Human Rights Campaign Responds; I Reply
A spokesman for the HRC (I’ll spare her email in-box by not posting her name) has replied by email to my Open Letter about their campaign to get Ann Coulter out of newspaper syndication. Here’s what she wrote:
Thank you for contacting the Human Rights Campaign regarding censorship and the First Amendment.
We take freedom of speech and First Amendment issues very seriously, and we understand your concerns.
We believe that this is not a question of censorship. There are plenty of other people on the right who share Coulter’s values and views but understand the value of civility and respect.
Ann Coulter is free to spew her vile and hateful speech but as a community we are also free to exercise our collective power. And when Coulter defends herself on Fox News by saying “‘faggot’ isn’t offensive to gays,” it is our responsibility to make sure she, and those who carry her columns, understand that we know otherwise. “Faggot” is a loaded word — a word that too often is used as a weapon to demean and wound our community.
If she had made a racist or anti-Semitic remark, there would not have even been a question of whether a newspaper should continue carrying her columns. We must speak out in order to move the “F word” into that same column of universally understood hate speech.
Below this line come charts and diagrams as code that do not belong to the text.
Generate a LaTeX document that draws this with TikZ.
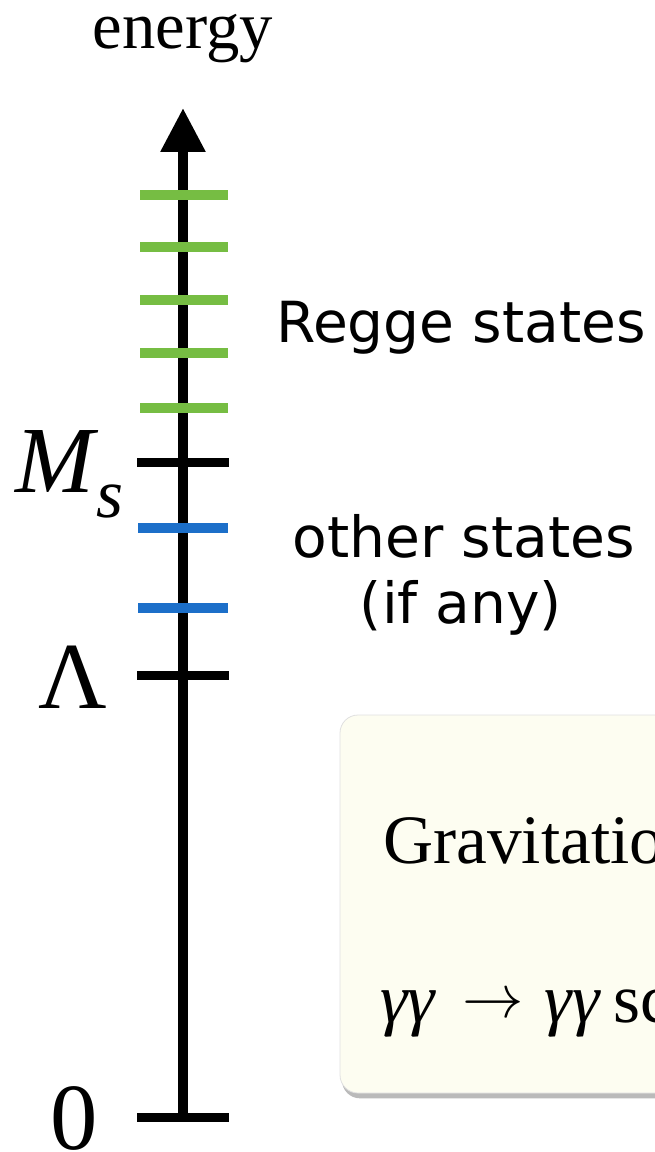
\documentclass[tikz,border=0pt]{standalone}
\usepackage{fontspec}
\setmainfont{Liberation Serif}
\newfontfamily\labelsans{DejaVu Sans}
\definecolor{ReggeGreen}{HTML}{76BD43}
\definecolor{StateBlue}{HTML}{1C6FC9}
\definecolor{BoxIvory}{HTML}{FDFDF1}
\usepackage{tikz}
\usetikzlibrary{arrows.meta, shadows}

\begin{document}
\begin{tikzpicture}[
    x=0.75pt, y=-0.75pt,
    axis/.style={line width=7.5pt, -{Triangle[length=33pt, width=32pt]}},
    tickmark/.style={line width=6.75pt},
    regge/.style={line width=7.5pt, ReggeGreen},
    otherlvl/.style={line width=7.5pt, StateBlue},
    scalelbl/.style={inner sep=0pt, anchor=base west, font=\fontsize{71}{71}\selectfont},
    sanslbl/.style={inner sep=0pt, anchor=base, font=\labelsans\fontsize{42.5}{42.5}\selectfont},
    boxtxt/.style={inner sep=0pt, anchor=base west, font=\fontsize{52}{52}\selectfont},
    gbox/.style={fill=BoxIvory, draw=black!12, line width=0.6pt, rounded corners=13.5pt,
        drop shadow={shadow xshift=1.5pt, shadow yshift=-4pt, opacity=0.45, fill=black!60}}
]
    \useasboundingbox (0,0) rectangle (654,1152);

    % axis
    \coordinate (origin) at (183,1121);
    \coordinate (top) at (183,108);
    \draw[axis] (origin) -- (top);
    \node[inner sep=0pt, anchor=base, font=\fontsize{50}{50}\selectfont] (energy) at (183,49) {energy};

    % scale marks
    \draw[tickmark] (137,462) -- (229,462);
    \draw[tickmark] (137,675) -- (229,675);
    \draw[tickmark] (137,1117) -- (229,1117);
    \node[scalelbl] (ms) at (15,492) {\itshape M};
    \node[inner sep=0pt, anchor=base west, font=\itshape\fontsize{52}{52}\selectfont] (mssub) at (96,517) {s};
    \node[scalelbl] (lambda) at (38,708) {Λ};
    \node[scalelbl] (zero) at (50,1149) {0};

    % states
    \foreach \y in {195,247,300,353,408}
        \draw[regge] (140,\y) -- (228,\y);
    \foreach \y in {528,608}
        \draw[otherlvl] (138,\y) -- (228,\y);
    \node[sanslbl] (regge) at (461,342) {Regge states};
    \node[sanslbl] (other) at (464,557) {other states};
    \node[sanslbl] (ifany) at (461,623) {(if any)};

    % box
    \draw[gbox] (340,715) rectangle (720,1093);
    \node[boxtxt] (grav) at (383,863) {Gravitation};
    \node[boxtxt] (scat) at (380,1022) {\itshape γγ\hspace{0.4em}\raisebox{3.5pt}{\scalebox{4.6}{\normalsize$\rightarrow$}}\hspace{0.3em}γγ\hspace{0.2em}\upshape sc};
\end{tikzpicture}
\end{document}
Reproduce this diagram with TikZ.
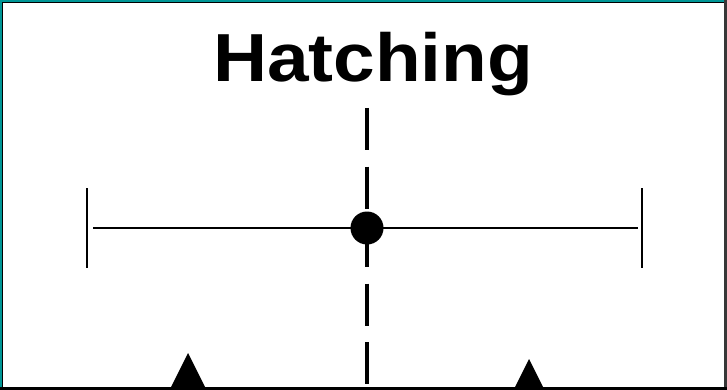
\documentclass[tikz,border=0pt]{standalone}
\usepackage{fontspec}
\setmainfont{Liberation Sans}
\definecolor{frameteal}{RGB}{0, 150, 150}
\definecolor{framedark}{RGB}{55, 55, 55}
\usetikzlibrary{positioning}

\begin{document}
\begin{tikzpicture}[x=1pt, y=-1pt,
  heading/.style={font=\fontsize{68}{68}\selectfont\bfseries, inner sep=0pt, anchor=base, xscale=1.1},
  pivot/.style={circle, fill=black, inner sep=0pt, minimum size=33pt},
  axisline/.style={line width=2.5pt},
  endtick/.style={line width=2pt},
  midline/.style={line width=4pt, dash pattern=on 42pt off 16.5pt},
  marker/.style={fill=black}
]
  \useasboundingbox (0,0) rectangle (727,390);
  \fill[white] (0,0) rectangle (727,390);

  \node[heading] (title) at (373,82) {Hatching};

  \coordinate (ltop) at (87,188);
  \coordinate (lbot) at (87,268);
  \coordinate (rtop) at (642,188);
  \coordinate (rbot) at (642,268);
  \coordinate (lend) at (93,228);
  \coordinate (rend) at (638,228);
  \coordinate (dtop) at (367,108);
  \coordinate (dbot) at (367,392);

  \draw[endtick] (ltop) -- (lbot);
  \draw[endtick] (rtop) -- (rbot);
  \draw[axisline] (lend) -- (rend);
  \draw[midline] (dtop) -- (dbot);
  \node[pivot] (centre) at (367,228) {};

  \coordinate (lmark) at (188,353);
  \coordinate (rmark) at (529,359);
  \fill[marker] (lmark) -- ++(-22,44) -- ++(44,0) -- cycle;
  \fill[marker] (rmark) -- ++(-19,38) -- ++(38,0) -- cycle;

  \draw[frameteal, line width=2pt] (1,1) rectangle (726,389);
  \draw[black, line width=1pt] (2.5,2.5) rectangle (724.5,387.5);
  \draw[framedark, line width=3pt] (725.5,0) -- (725.5,390);
  \draw[black, line width=3.5pt] (0,388.25) -- (727,388.25);
\end{tikzpicture}
\end{document}
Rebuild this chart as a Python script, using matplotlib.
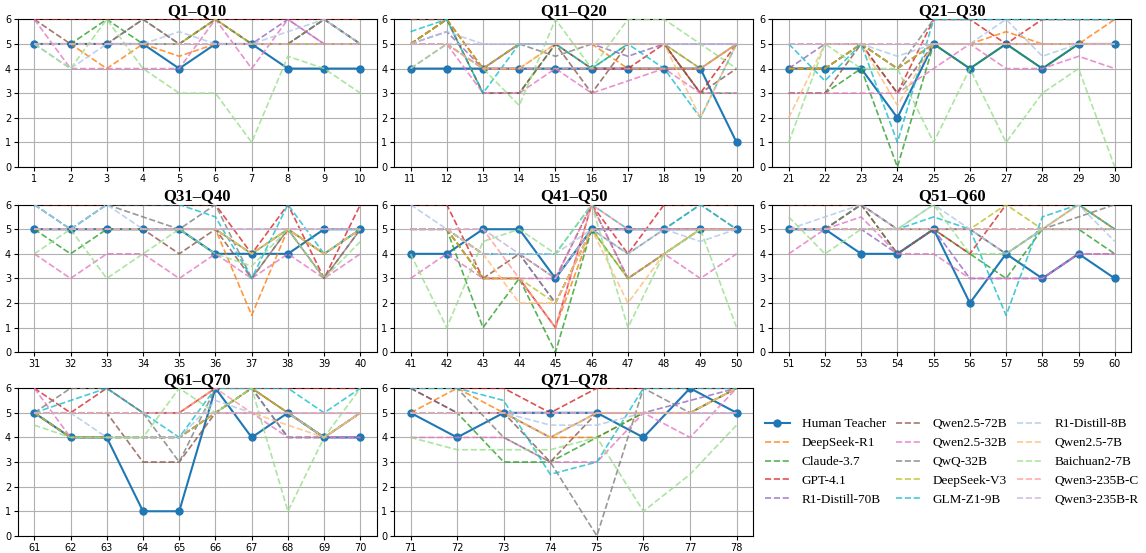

Thank you again for contacting us and if you have any other questions please do not hesitate to contact me directly.
Now here’s my reply:
I hate to belabor the point–well, really two points–but it’s important to note that Coulter’s comment did not appear in her column, but rather in a speech. Surely there’s a First Amendment issue involved when one is punished for one’s views, no matter how reprehensible, by being deprived of earning a livelihood in another forum.
If I own a restaurant, for example, should I fire a waiter after I learn he is a neo-Nazi skinhead? Even neo-Nazi skinheads are entitled to pay their rent, as long as they don’t spew their political beliefs at my customers, other waiters or myself. To believe otherwise is to advocate economic censorship. To say otherwise is to embrace the sophistic statement that one is free to say whatever one pleases as long as one is willing to accept starvation as a result.
You are mistaken when you write: “If she had made a racist or anti-Semitic remark, there would not have even been a question of whether a newspaper should continue carrying her columns.” Coulter has in fact made numerous racist comments in her column, including her use of the derogatory slur “raghead” to refer to Muslims. It is a tribute to the Muslim-American community that they did not try to counter her bigotry in this respect with a call for censorship–one that only would have served to strengthen her.
I agree with you that “faggot” is not a word that elevates civilized debate. Its use epitomizes not only homophobia in the most literal sense, but the anti-intellectual strain that keeps America from being as good a nation as it could be. But it’s only a word—and no word should prompt us to go down the road that leads to any form of censorship or would-be censorship.
There are more constructive ways for political progressives to flex their muscle. When gays and lesbians in Columbus, Ohio had trouble convincing local bar owners to open their doors to a “gay night” a few years back, they wrote “gay money” on their paper money and spent it locally. When “gay money” began turning up in the till, bar owners realized they were ignoring a potential source of income at their own detriment.
Anyway, Ann Coulter is not the enemy. The “mainstream” Republicans who embrace her as their attack dog, such as presidential candidate Mitt Romney who introduced her at CPAC, are those who are truly keeping us back.